### Exercise description:
In the data below, find every line that has the string "this", and copy it.

[Code that draws figures]
"""

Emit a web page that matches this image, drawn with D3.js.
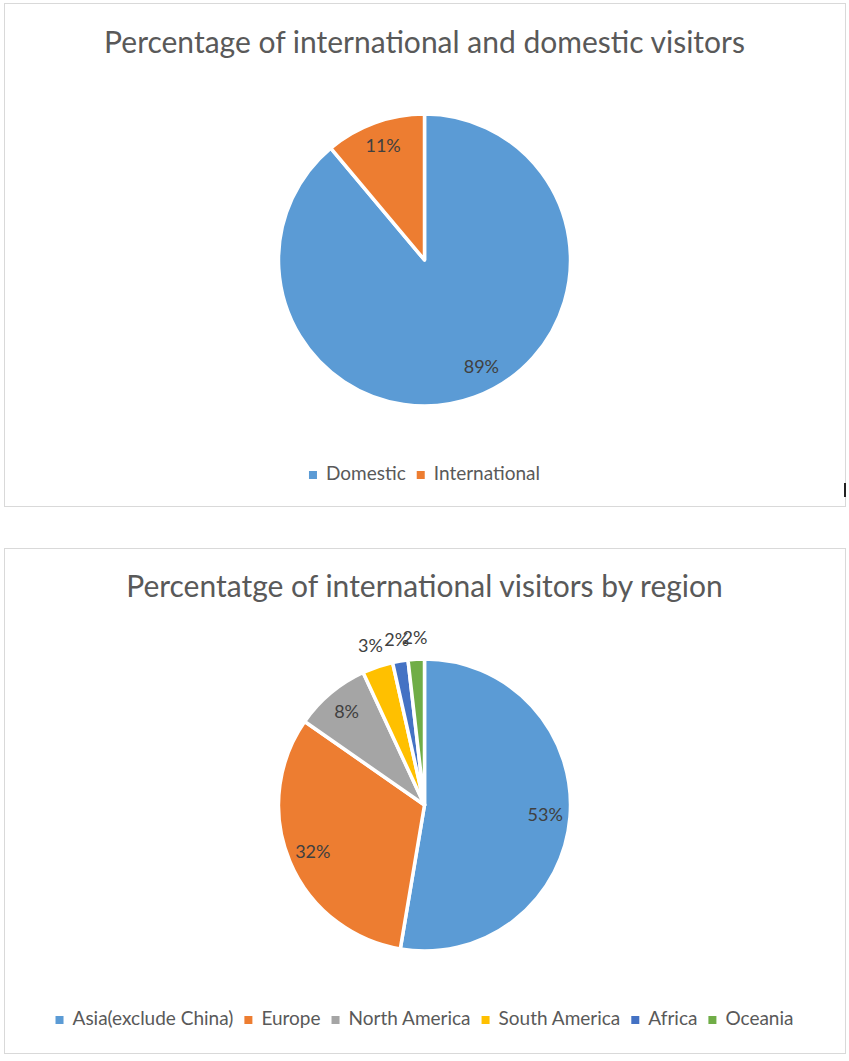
<!DOCTYPE html>
<html><head><meta charset="utf-8">
<script src="https://cdn.jsdelivr.net/npm/d3@7/dist/d3.min.js"></script>
<style>body{margin:0;background:#fff}svg{display:block}</style>
</head><body>
<svg id="c" width="849" height="1061"></svg>
<script>
const topCategories = ["Domestic", "International"];
const topValues = [88.9, 11.1];
const topColors = ["#5B9BD5", "#ED7D31"];
const topTitle = "Percentage of international and domestic visitors";

const regionCategories = ["Asia(exclude China)", "Europe", "North America", "South America", "Africa", "Oceania"];
const regionValues = [52.6, 32.0, 8.4, 3.4, 1.7, 1.8];
const regionColors = ["#5B9BD5", "#ED7D31", "#A5A5A5", "#FFC000", "#4472C4", "#70AD47"];
const regionTitle = "Percentatge of international visitors by region";

const svg = d3.select("#c");
const FONT = "Lato, 'Open Sans', sans-serif";

function drawChart(g, box, title, cats, vals, colors, opt) {
  g.append("rect").attr("x", box.x + 0.5).attr("y", box.y + 0.5)
    .attr("width", box.w).attr("height", box.h)
    .attr("fill", "#fff").attr("stroke", "#d9d9d9").attr("stroke-width", 1);
  g.append("text").attr("x", box.x + box.w / 2).attr("y", box.y + opt.titleY)
    .attr("text-anchor", "middle").attr("font-family", FONT)
    .attr("font-size", opt.titleSize).attr("fill", "#595959").text(title);

  const cx = box.x + box.w / 2, cy = box.y + opt.pieCY, R = opt.radius;
  const total = d3.sum(vals);
  const pie = d3.pie().sort(null).value(d => d.v);
  const data = pie(cats.map((c, i) => ({c, v: vals[i], col: colors[i]})));
  const arc = d3.arc().innerRadius(0).outerRadius(R);
  const pg = g.append("g").attr("transform", `translate(${cx},${cy})`);
  pg.selectAll("path").data(data).join("path")
    .attr("d", arc).attr("fill", d => d.data.col)
    .attr("stroke", "#fff").attr("stroke-width", 3.5).attr("stroke-linejoin", "round");
  pg.selectAll("text").data(data).join("text")
    .attr("transform", d => {
      const share = d.data.v / total;
      const r = share < 0.05 ? R * 1.15 : R * 0.83;
      const a = (d.startAngle + d.endAngle) / 2 + (share > 0.8 ? -0.14 : 0);
      return `translate(${r * Math.sin(a)},${-r * Math.cos(a)})`;
    })
    .attr("text-anchor", "middle").attr("dy", "0.35em")
    .attr("font-family", FONT).attr("font-size", 18).attr("fill", "#404040")
    .text(d => Math.round(d.data.v / total * 100) + "%");

  // legend
  const lg = g.append("g");
  let x = 0;
  cats.forEach((c, i) => {
    const it = lg.append("g").attr("transform", `translate(${x},0)`);
    it.append("rect").attr("x", 0).attr("y", -9).attr("width", 8).attr("height", 8).attr("fill", colors[i]);
    const t = it.append("text").attr("x", 17).attr("y", 0).attr("font-family", FONT)
      .attr("font-size", opt.legendSize).attr("fill", "#595959").text(c);
    const w = t.node().getComputedTextLength();
    x += 17 + w + 11;
  });
  const lw = x - 11;
  lg.attr("transform", `translate(${box.x + box.w / 2 - lw / 2},${box.y + opt.legendY})`);
}

drawChart(svg.append("g"), {x: 4, y: 3, w: 841, h: 503}, topTitle, topCategories, topValues, topColors,
  {titleY: 50, titleSize: 30, pieCY: 257, radius: 146, legendY: 477, legendSize: 19});
svg.append("rect").attr("x", 844).attr("y", 483).attr("width", 2).attr("height", 14).attr("fill", "#222");
drawChart(svg.append("g"), {x: 4, y: 548, w: 841, h: 505}, regionTitle, regionCategories, regionValues, regionColors,
  {titleY: 49, titleSize: 30, pieCY: 257, radius: 146, legendY: 477, legendSize: 19});
</script>
</body></html>
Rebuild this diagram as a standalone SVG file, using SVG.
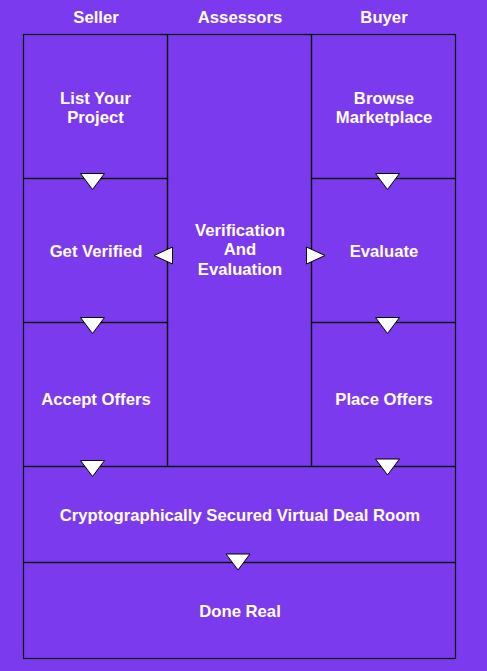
<svg xmlns="http://www.w3.org/2000/svg" width="487" height="671" viewBox="0 0 487 671">
<style>
.cell{fill:none;stroke:#000;stroke-width:1.2}
.t{font-family:"Liberation Sans",Arial,sans-serif;font-size:16.7px;font-weight:bold;fill:#fff;text-anchor:middle}
.arr{fill:#fff;stroke:#000;stroke-width:1}
</style>
<rect width="487" height="671" fill="#7C3AEE"/>
<g id="headers">
<text class="t" x="96" y="22.7">Seller</text>
<text class="t" x="240" y="22.7">Assessors</text>
<text class="t" x="384" y="22.7">Buyer</text>
</g>
<g id="list-your-project"><rect class="cell" x="23.5" y="34.5" width="144" height="144"/><text class="t" x="95.5" y="103.5">List Your</text><text class="t" x="95.5" y="122.5">Project</text></g>
<g id="get-verified"><rect class="cell" x="23.5" y="178.5" width="144" height="144"/><text class="t" x="96" y="256.5">Get Verified</text></g>
<g id="accept-offers"><rect class="cell" x="23.5" y="322.5" width="144" height="144"/><text class="t" x="96" y="405">Accept Offers</text></g>
<g id="verification"><rect class="cell" x="167.5" y="34.5" width="144" height="432"/><text class="t" x="240" y="236">Verification</text><text class="t" x="240" y="255.3">And</text><text class="t" x="240" y="274.6">Evaluation</text></g>
<g id="browse-marketplace"><rect class="cell" x="311.5" y="34.5" width="144" height="144"/><text class="t" x="384" y="103.5">Browse</text><text class="t" x="384" y="122.5">Marketplace</text></g>
<g id="evaluate"><rect class="cell" x="311.5" y="178.5" width="144" height="144"/><text class="t" x="384" y="256.5">Evaluate</text></g>
<g id="place-offers"><rect class="cell" x="311.5" y="322.5" width="144" height="144"/><text class="t" x="384" y="405">Place Offers</text></g>
<g id="deal-room"><rect class="cell" x="23.5" y="466.5" width="432" height="96"/><text class="t" x="240" y="521">Cryptographically Secured Virtual Deal Room</text></g>
<g id="done-real"><rect class="cell" x="23.5" y="562.5" width="432" height="96"/><text class="t" x="240" y="616.7">Done Real</text></g>
<g id="connectors">
<polygon class="arr" points="80.5,173.5 104.5,173.5 92.5,189.5"/>
<polygon class="arr" points="80.5,317.5 104.5,317.5 92.5,333.5"/>
<polygon class="arr" points="80.5,460.5 104.5,460.5 92.5,476.5"/>
<polygon class="arr" points="375.5,173.5 399.5,173.5 387.5,189.5"/>
<polygon class="arr" points="375.5,317.5 399.5,317.5 387.5,333.5"/>
<polygon class="arr" points="375.5,459 399.5,459 387.5,475"/>
<polygon class="arr" points="226,554 250,554 238,570"/>
<polygon class="arr" points="172.5,247 172.5,264 154,255.5"/>
<polygon class="arr" points="306.5,247 306.5,264 325,255.5"/>
</g>
</svg>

"""

### Solved exercise:
Emit a web page that matches this image, drawn with D3.js.
Rebuild this diagram as a standalone SVG file, using SVG.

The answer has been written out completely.